QUEENS — These parties are to die for.
A Queens cemetery has become far more than a graveyard, organizing lively concerts, seminars and a holiday caroling event that will kick off Friday evening.
Maple Grove, a Victorian cemetery in Kew Gardens, has been a burial site since 1875. But in recent years, it has become a cultural center in the area, especially since 2009, when a building addition provided the graveyard with its own concert hall, a classroom and a display area.
Friends of Maple Grove Cemetery, a nonprofit organization created to promote the cemetery, has since organized many events there.
One of the most popular is “Spirits Alive,” an annual event where costumed actors bring the cemetery’s most well-known historical figures to life.
“Everything we do — every concert, every performance, every workshop — must be related to the history of the cemetery,” said Carl Ballenas, president of the Friends of Maple Grove, who is also a history teacher at the Immaculate Conception School in Jamaica Estates and who co-authored a book about the cemetery.
A classical music concert, organized recently in a hall featuring a barrel-vault ceiling, honored Russian pianists Josef and Rosina Lhevinne. A jazz concert honored several musicians interred there, including blues singer Jimmy Rushing, who was a vocalist with Count Basie’s Orchestra, and LaVerne Baker, a rhythm and blues singer who had a hit with “Jim Dandy” and other songs in the 1950s and 1960s.
Last year, the cemetery organized a magic show in honor of magician Henry Hatton, and a series of science workshops for children held by environmental experts from Alley Pond Environmental Center.
During Friday’s event, “Carols’n’Cookies’n’Cocoa’n’Cheer,” there will be a musical performance by a choral group, Voices That Blend, and a video presentation about how Jacob Riis helped introduce Christmas caroling in America.
Ballenas and his students discovered that Riis, a photojournalist, had visited sick and homebound people during Christmas and sang them carols to cheer them up. Elisabeth Riis, his first wife, is buried at the cemetery, and Jacob Riis, who lived in Richmond Hill, planted two beech trees next to her grave.
About 80,000 people are buried in the hilly, 65-acre cemetery, which local residents also use as a park. The graveyard has dozens of old shady trees and features a pond surrounded with benches.
The cemetery also has a mini labyrinth made of path stones, which Ballenas said represents life’s journey and encourages meditation.

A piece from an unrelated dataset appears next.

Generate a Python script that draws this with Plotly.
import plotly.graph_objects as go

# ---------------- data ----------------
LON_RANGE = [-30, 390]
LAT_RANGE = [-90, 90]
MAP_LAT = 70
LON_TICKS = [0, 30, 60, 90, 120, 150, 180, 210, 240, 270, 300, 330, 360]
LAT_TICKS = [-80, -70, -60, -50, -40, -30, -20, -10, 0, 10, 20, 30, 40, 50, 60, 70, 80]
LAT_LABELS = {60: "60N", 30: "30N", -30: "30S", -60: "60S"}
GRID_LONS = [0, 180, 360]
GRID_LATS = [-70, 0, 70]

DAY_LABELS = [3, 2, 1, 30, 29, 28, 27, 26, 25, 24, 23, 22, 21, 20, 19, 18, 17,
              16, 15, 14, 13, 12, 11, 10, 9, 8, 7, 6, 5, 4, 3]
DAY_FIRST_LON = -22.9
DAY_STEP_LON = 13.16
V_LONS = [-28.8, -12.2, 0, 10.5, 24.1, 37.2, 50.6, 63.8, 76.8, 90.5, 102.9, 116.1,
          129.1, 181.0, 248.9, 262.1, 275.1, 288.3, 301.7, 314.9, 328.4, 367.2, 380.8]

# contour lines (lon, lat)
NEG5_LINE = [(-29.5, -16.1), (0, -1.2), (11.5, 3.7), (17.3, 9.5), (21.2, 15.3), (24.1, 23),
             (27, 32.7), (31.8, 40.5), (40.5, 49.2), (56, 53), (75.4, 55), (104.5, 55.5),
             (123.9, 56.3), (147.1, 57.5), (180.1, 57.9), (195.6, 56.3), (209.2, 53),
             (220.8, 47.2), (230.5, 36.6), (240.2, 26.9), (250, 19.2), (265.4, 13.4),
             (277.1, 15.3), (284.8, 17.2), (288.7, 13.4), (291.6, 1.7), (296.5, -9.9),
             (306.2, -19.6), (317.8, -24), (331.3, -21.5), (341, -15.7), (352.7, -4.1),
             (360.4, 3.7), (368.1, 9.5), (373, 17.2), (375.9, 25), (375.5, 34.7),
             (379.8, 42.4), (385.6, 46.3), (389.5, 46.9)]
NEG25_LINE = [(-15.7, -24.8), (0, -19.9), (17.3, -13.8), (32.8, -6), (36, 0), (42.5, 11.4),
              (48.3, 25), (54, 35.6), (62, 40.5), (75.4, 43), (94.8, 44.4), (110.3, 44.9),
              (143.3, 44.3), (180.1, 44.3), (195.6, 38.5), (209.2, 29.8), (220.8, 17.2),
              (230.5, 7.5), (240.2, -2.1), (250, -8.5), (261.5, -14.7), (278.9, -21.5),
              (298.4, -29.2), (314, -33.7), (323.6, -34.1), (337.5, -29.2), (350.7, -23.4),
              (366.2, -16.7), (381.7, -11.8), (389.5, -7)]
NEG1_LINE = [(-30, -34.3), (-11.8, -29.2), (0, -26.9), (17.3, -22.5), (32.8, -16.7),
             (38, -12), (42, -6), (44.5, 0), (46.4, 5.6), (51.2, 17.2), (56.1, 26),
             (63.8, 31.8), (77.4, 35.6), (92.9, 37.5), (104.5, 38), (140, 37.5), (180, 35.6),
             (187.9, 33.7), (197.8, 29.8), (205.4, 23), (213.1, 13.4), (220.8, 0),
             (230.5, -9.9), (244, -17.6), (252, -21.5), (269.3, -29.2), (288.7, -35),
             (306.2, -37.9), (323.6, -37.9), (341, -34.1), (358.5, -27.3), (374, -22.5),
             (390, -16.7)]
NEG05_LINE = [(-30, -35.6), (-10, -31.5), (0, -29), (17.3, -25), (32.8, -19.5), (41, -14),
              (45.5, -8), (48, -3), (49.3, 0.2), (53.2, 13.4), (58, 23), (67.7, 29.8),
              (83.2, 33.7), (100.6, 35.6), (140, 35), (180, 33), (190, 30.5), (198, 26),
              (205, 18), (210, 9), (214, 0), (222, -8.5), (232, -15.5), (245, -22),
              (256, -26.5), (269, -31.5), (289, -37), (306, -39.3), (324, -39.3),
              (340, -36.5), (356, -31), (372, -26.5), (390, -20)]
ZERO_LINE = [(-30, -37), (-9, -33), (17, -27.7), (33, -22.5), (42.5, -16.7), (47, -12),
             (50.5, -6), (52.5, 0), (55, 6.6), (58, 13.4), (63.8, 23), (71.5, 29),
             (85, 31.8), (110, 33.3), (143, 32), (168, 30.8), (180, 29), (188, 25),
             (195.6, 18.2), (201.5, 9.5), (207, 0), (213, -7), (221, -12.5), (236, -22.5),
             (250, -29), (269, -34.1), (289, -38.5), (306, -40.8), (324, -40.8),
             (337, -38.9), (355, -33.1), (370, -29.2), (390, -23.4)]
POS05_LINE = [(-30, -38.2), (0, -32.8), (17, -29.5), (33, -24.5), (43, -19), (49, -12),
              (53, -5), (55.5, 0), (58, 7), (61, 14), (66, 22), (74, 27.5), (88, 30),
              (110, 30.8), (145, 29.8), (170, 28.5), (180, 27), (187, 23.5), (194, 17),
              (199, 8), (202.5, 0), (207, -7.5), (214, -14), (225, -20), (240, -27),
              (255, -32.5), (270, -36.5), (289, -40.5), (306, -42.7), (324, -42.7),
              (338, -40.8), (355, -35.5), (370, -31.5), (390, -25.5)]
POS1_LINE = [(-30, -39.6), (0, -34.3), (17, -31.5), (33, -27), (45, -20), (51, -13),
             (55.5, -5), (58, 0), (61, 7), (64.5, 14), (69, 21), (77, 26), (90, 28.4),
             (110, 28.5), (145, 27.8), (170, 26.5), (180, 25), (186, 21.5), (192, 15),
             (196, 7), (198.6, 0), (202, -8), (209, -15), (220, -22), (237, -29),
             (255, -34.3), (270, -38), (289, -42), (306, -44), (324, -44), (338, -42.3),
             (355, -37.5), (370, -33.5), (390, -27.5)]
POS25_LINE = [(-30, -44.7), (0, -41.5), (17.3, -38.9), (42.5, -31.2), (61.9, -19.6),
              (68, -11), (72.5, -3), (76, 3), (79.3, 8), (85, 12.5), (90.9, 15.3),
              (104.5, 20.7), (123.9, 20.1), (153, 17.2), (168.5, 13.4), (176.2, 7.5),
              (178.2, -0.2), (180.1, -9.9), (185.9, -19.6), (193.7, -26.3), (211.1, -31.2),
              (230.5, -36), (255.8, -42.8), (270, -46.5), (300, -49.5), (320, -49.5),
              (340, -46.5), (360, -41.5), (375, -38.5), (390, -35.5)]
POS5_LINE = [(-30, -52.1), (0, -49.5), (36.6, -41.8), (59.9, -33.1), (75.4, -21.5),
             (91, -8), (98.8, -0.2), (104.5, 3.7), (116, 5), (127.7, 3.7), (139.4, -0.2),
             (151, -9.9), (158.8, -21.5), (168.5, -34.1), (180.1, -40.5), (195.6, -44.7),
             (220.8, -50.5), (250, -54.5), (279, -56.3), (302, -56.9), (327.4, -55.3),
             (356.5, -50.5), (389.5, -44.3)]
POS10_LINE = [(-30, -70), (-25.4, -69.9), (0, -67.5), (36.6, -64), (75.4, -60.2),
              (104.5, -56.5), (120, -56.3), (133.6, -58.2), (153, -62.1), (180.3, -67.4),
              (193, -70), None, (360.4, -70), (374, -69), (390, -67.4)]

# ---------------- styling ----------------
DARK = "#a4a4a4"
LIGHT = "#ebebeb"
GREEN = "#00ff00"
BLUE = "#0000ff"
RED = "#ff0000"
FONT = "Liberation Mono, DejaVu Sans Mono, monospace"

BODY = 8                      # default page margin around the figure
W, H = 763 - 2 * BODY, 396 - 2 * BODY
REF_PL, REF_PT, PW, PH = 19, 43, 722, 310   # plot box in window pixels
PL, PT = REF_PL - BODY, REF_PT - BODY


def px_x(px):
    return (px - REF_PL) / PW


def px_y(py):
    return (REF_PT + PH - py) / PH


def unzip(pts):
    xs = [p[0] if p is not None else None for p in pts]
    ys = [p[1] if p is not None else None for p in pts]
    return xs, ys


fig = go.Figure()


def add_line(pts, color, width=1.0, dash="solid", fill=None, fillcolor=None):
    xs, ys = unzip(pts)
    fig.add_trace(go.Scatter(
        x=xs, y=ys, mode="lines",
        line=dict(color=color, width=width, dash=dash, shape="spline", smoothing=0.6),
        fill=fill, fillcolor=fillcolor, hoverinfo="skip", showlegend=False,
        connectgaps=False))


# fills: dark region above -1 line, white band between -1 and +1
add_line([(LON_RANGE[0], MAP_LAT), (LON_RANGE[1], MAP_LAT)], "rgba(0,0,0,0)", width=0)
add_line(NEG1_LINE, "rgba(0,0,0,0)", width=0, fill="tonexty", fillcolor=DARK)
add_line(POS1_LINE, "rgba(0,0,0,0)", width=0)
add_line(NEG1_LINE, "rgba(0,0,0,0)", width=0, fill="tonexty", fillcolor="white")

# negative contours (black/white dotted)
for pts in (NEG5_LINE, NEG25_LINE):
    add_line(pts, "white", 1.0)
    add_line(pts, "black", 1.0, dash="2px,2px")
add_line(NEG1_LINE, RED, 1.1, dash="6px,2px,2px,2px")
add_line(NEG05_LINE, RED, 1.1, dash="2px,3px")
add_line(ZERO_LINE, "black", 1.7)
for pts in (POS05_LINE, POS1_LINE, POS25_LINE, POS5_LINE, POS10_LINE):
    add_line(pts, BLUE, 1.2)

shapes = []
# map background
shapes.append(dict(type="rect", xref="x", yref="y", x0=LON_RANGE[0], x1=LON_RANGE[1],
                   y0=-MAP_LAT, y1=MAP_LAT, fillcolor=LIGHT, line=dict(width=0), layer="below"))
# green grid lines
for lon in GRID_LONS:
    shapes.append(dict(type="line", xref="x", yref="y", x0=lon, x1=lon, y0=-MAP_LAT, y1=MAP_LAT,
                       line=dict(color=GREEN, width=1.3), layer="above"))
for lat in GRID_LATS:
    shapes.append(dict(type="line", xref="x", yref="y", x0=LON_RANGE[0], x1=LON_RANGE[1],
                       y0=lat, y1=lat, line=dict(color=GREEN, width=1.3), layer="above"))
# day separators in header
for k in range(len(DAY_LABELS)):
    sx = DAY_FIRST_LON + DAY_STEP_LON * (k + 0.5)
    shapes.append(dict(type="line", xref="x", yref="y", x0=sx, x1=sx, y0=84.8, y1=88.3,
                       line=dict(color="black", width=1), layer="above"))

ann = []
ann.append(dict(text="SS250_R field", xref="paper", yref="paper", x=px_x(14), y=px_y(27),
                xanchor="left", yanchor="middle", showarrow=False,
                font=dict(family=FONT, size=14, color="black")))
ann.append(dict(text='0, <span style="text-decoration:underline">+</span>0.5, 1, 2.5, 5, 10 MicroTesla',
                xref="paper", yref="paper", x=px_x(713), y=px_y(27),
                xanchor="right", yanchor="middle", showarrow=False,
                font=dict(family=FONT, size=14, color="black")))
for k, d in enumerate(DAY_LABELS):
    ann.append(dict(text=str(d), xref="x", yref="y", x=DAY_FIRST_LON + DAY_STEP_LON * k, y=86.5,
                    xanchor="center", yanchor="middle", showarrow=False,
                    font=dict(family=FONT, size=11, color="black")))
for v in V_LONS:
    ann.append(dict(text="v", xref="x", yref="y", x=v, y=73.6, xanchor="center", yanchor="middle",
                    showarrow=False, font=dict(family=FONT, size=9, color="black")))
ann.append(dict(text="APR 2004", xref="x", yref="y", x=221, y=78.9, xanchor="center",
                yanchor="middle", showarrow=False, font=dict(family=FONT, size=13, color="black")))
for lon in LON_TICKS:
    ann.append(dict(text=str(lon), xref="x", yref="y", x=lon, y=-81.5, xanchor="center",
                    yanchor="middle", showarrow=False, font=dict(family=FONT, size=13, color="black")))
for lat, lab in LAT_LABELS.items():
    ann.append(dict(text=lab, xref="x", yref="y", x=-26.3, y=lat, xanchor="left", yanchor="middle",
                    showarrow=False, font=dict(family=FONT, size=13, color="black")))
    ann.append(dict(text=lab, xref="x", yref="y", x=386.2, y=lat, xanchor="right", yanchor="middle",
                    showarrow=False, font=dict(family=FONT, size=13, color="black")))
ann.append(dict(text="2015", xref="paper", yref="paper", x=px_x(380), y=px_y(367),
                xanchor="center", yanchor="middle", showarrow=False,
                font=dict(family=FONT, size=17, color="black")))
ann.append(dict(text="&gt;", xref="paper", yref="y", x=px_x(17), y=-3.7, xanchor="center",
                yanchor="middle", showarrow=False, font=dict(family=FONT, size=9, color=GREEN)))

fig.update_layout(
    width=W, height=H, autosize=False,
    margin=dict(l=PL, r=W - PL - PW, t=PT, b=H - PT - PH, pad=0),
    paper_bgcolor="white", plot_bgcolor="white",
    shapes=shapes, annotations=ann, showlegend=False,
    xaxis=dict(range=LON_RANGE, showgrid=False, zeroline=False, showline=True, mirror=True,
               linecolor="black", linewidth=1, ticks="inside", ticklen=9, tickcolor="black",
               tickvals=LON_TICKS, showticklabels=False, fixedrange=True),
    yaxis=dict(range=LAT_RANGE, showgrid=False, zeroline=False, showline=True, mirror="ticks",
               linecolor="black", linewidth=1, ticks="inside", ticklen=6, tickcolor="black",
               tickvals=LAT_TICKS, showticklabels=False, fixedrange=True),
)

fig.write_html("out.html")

The cemetery was placed on the National Register of Historic Places in 2004.
Ballenas said many Queens developers are buried in Kew Gardens, including John Sutphin and Theodore Archer, both of whom have streets in the area named after them. Sheriff Paul Stier, who built about 700 homes in Ridgewood and Glendale before being killed by an angry tenant, is interred there, too.
The graveyard, where 23 victims of 9/11 are buried, also has a World Trade Center memorial, as well as a burial site for Tatars from Eastern Europe and an African-American burial site that was transferred to Queens from Prince Street in Manhattan, Ballenas said.

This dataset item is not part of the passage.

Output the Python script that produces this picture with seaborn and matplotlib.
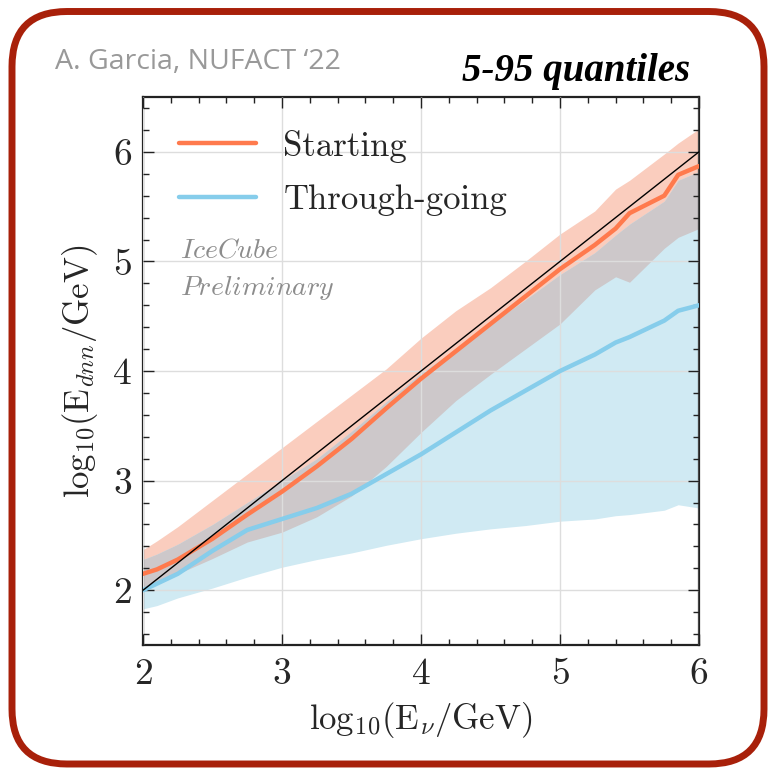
import numpy as np
import pandas as pd
import matplotlib
matplotlib.use("Agg")
import matplotlib.pyplot as plt
import seaborn as sns
from matplotlib.patches import FancyBboxPatch
from matplotlib.ticker import MultipleLocator

# ---- data ----
x_vals = [2.0, 2.1, 2.25, 2.5, 2.75, 3.0, 3.25, 3.5, 3.75, 4.0, 4.25, 4.5,
          4.75, 5.0, 5.25, 5.4, 5.5, 5.75, 5.85, 6.0]

start_med = [2.15, 2.19, 2.28, 2.47, 2.69, 2.90, 3.13, 3.38, 3.66, 3.93, 4.18, 4.43,
             4.68, 4.93, 5.15, 5.30, 5.44, 5.60, 5.79, 5.87]
start_hi = [2.37, 2.45, 2.58, 2.82, 3.06, 3.30, 3.54, 3.78, 4.02, 4.30, 4.55, 4.76,
            5.00, 5.25, 5.46, 5.66, 5.74, 5.98, 6.08, 6.21]
start_lo = [2.00, 2.06, 2.15, 2.29, 2.44, 2.53, 2.67, 2.86, 3.13, 3.44, 3.73, 3.97,
            4.20, 4.43, 4.74, 4.86, 4.81, 5.12, 5.22, 5.30]

thr_med = [2.00, 2.06, 2.15, 2.36, 2.55, 2.65, 2.75, 2.88, 3.06, 3.24, 3.44, 3.64,
           3.82, 4.00, 4.15, 4.26, 4.31, 4.46, 4.55, 4.60]
thr_hi = [2.28, 2.33, 2.42, 2.60, 2.80, 3.00, 3.20, 3.45, 3.72, 3.98, 4.20, 4.43,
          4.65, 4.88, 5.08, 5.24, 5.34, 5.55, 5.74, 5.82]
thr_lo = [1.83, 1.86, 1.93, 2.02, 2.12, 2.21, 2.28, 2.34, 2.41, 2.47, 2.52, 2.56,
          2.59, 2.63, 2.65, 2.68, 2.69, 2.73, 2.78, 2.75]

labels = ["Starting", "Through-going"]
x_ticks = [2, 3, 4, 5, 6]
y_ticks = [2, 3, 4, 5, 6]

# ---- style ----
sns.set_style("ticks")
plt.rcParams["font.family"] = ["cmr10", "DejaVu Serif"]
plt.rcParams["mathtext.fontset"] = "cm"
plt.rcParams["axes.formatter.use_mathtext"] = True

fig = plt.figure(figsize=(7.69, 7.70), dpi=100)
ax = fig.add_axes([0.186, 0.1623, 0.723, 0.7117])

x = np.array(x_vals)
s_lo, s_hi = np.array(start_lo), np.array(start_hi)
t_lo, t_hi = np.array(thr_lo), np.array(thr_hi)

ax.fill_between(x, s_lo, s_hi, color="#FACDBE", lw=0, zorder=1)
ax.fill_between(x, t_lo, t_hi, color="#D0EAF3", lw=0, zorder=1.1)
o_lo = np.maximum(s_lo, t_lo)
o_hi = np.minimum(s_hi, t_hi)
ax.fill_between(x, o_lo, o_hi, where=o_hi > o_lo, interpolate=True,
                color="#CDC8CA", lw=0, zorder=1.2)

df = pd.DataFrame({
    "x": x_vals * 2,
    "y": start_med + thr_med,
    "sample": [labels[0]] * len(x_vals) + [labels[1]] * len(x_vals),
})
sns.lineplot(data=df, x="x", y="y", hue="sample",
             palette={labels[0]: "#FF7A4D", labels[1]: "#86CDEB"},
             lw=3.2, ax=ax, zorder=3, sort=False)
ax.plot(x_vals, x_vals, color="black", lw=1.0, zorder=4)

ax.set_xlim(2, 6)
ax.set_ylim(1.5, 6.5)
ax.set_xticks(x_ticks)
ax.set_yticks(y_ticks)
ax.xaxis.set_minor_locator(MultipleLocator(0.2))
ax.yaxis.set_minor_locator(MultipleLocator(0.2))
ax.tick_params(which="both", direction="in", top=True, right=True,
               color="#222222", width=1.0)
ax.tick_params(which="major", length=8, labelsize=27)
ax.tick_params(which="minor", length=4)
ax.tick_params(axis="x", which="major", pad=9)
ax.tick_params(axis="y", which="major", pad=8)
ax.grid(True, which="major", color="#dddddd", lw=1.0)
ax.set_axisbelow(False)
for sp in ax.spines.values():
    sp.set_linewidth(1.6)
    sp.set_color("#222222")

ax.set_xlabel(r"$\mathrm{log}_{10}(\mathrm{E}_{\nu}/\mathrm{GeV})$", fontsize=25, va="center")
ax.set_ylabel(r"$\mathrm{log}_{10}(\mathrm{E}_{dnn}/\mathrm{GeV})$", fontsize=25, va="center")
ax.xaxis.set_label_coords(0.5, -(720 - 645) / 548)
ax.yaxis.set_label_coords(-(143 - 80) / 556, 0.5)

leg = ax.legend(loc="upper left", frameon=False,
                prop={"family": "cmr10", "size": 25},
                handlelength=2.2, handletextpad=0.8, labelspacing=0.62,
                borderaxespad=0.0, bbox_to_anchor=(0.04, 0.966))
for h in leg.get_lines():
    h.set_linewidth(3.2)

ax.text(0.066, 0.72, r"$\mathit{IceCube}$", transform=ax.transAxes,
        fontsize=20, color="#8c8c8c", va="center", ha="left")
ax.text(0.066, 0.652, r"$\mathit{Preliminary}$", transform=ax.transAxes,
        fontsize=20, color="#8c8c8c", va="center", ha="left")

fig.text(55 / 769, 1 - 62 / 770, "A. Garcia, NUFACT \u201822", family="Open Sans",
         fontsize=20.5, color="#999999", ha="left", va="center")
fig.text(690 / 769, 1 - 72 / 770, "5-95 quantiles", family="Liberation Serif",
         style="italic", weight="bold", fontsize=28, color="black",
         ha="right", va="center")

border = FancyBboxPatch((0.12, 0.06), 7.52, 7.525,
                        boxstyle="round,pad=0,rounding_size=0.55",
                        transform=fig.dpi_scale_trans, fill=False,
                        ec="#A8200A", lw=5)
fig.add_artist(border)

fig.savefig("out.png", dpi=100)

He added that he is looking for collaboration with universities and colleges, which could use the graveyard for educational purposes. Last year, St. Johns University conducted poetry classes there, Ballenas said, and the students’ assignment was to write poems, sonnets and haikus involving topics related to death and the cemetery.
Holiday Caroling: “Carols’n’Cookies’n’Cocoa’n’Cheer” will be held on Dec. 14, from 7 to 8:30 p.m. The Center at Maple Grove is located at 127-15 Kew Gardens Rd, Kew Gardens, N.Y. 11415.